▶ _Aim_
What follows is a listing; give it again exactly, in its entirety.

▶ _Information provided_
┄┄┄┄┄┄┄┄┄┄┄┄┄┄┄┄┄┄┄┄

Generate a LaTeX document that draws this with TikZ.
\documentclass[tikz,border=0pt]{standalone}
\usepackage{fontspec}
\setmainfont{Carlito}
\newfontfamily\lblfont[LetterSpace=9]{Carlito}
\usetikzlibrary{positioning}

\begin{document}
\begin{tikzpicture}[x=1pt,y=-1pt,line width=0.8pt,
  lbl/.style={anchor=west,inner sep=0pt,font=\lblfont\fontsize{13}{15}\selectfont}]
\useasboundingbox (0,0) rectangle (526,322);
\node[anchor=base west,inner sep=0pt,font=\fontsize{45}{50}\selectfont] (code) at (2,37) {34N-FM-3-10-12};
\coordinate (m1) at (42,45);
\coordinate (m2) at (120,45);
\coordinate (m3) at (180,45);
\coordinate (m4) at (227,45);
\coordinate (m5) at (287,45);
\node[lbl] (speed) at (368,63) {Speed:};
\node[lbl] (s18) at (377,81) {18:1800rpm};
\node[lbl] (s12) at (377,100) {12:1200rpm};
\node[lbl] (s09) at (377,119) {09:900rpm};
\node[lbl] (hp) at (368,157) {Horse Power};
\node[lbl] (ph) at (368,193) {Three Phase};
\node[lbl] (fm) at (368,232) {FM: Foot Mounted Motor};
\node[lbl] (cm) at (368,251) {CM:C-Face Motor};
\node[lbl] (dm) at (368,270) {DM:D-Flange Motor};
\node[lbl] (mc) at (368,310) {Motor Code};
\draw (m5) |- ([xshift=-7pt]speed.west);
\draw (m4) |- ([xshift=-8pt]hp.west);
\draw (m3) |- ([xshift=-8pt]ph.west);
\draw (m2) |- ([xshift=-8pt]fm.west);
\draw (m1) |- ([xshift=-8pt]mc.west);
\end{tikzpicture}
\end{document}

┄┄┄┄┄┄┄┄┄┄┄┄┄┄┄┄┄┄┄┄

▶ _The completed task_
Generate a LaTeX document that draws this with TikZ.
\documentclass[tikz,border=0pt]{standalone}
\usepackage{fontspec}
\setmainfont{Carlito}
\newfontfamily\lblfont[LetterSpace=9]{Carlito}
\usetikzlibrary{positioning}

\begin{document}
\begin{tikzpicture}[x=1pt,y=-1pt,line width=0.8pt,
  lbl/.style={anchor=west,inner sep=0pt,font=\lblfont\fontsize{13}{15}\selectfont}]
\useasboundingbox (0,0) rectangle (526,322);
\node[anchor=base west,inner sep=0pt,font=\fontsize{45}{50}\selectfont] (code) at (2,37) {34N-FM-3-10-12};
\coordinate (m1) at (42,45);
\coordinate (m2) at (120,45);
\coordinate (m3) at (180,45);
\coordinate (m4) at (227,45);
\coordinate (m5) at (287,45);
\node[lbl] (speed) at (368,63) {Speed:};
\node[lbl] (s18) at (377,81) {18:1800rpm};
\node[lbl] (s12) at (377,100) {12:1200rpm};
\node[lbl] (s09) at (377,119) {09:900rpm};
\node[lbl] (hp) at (368,157) {Horse Power};
\node[lbl] (ph) at (368,193) {Three Phase};
\node[lbl] (fm) at (368,232) {FM: Foot Mounted Motor};
\node[lbl] (cm) at (368,251) {CM:C-Face Motor};
\node[lbl] (dm) at (368,270) {DM:D-Flange Motor};
\node[lbl] (mc) at (368,310) {Motor Code};
\draw (m5) |- ([xshift=-7pt]speed.west);
\draw (m4) |- ([xshift=-8pt]hp.west);
\draw (m3) |- ([xshift=-8pt]ph.west);
\draw (m2) |- ([xshift=-8pt]fm.west);
\draw (m1) |- ([xshift=-8pt]mc.west);
\end{tikzpicture}
\end{document}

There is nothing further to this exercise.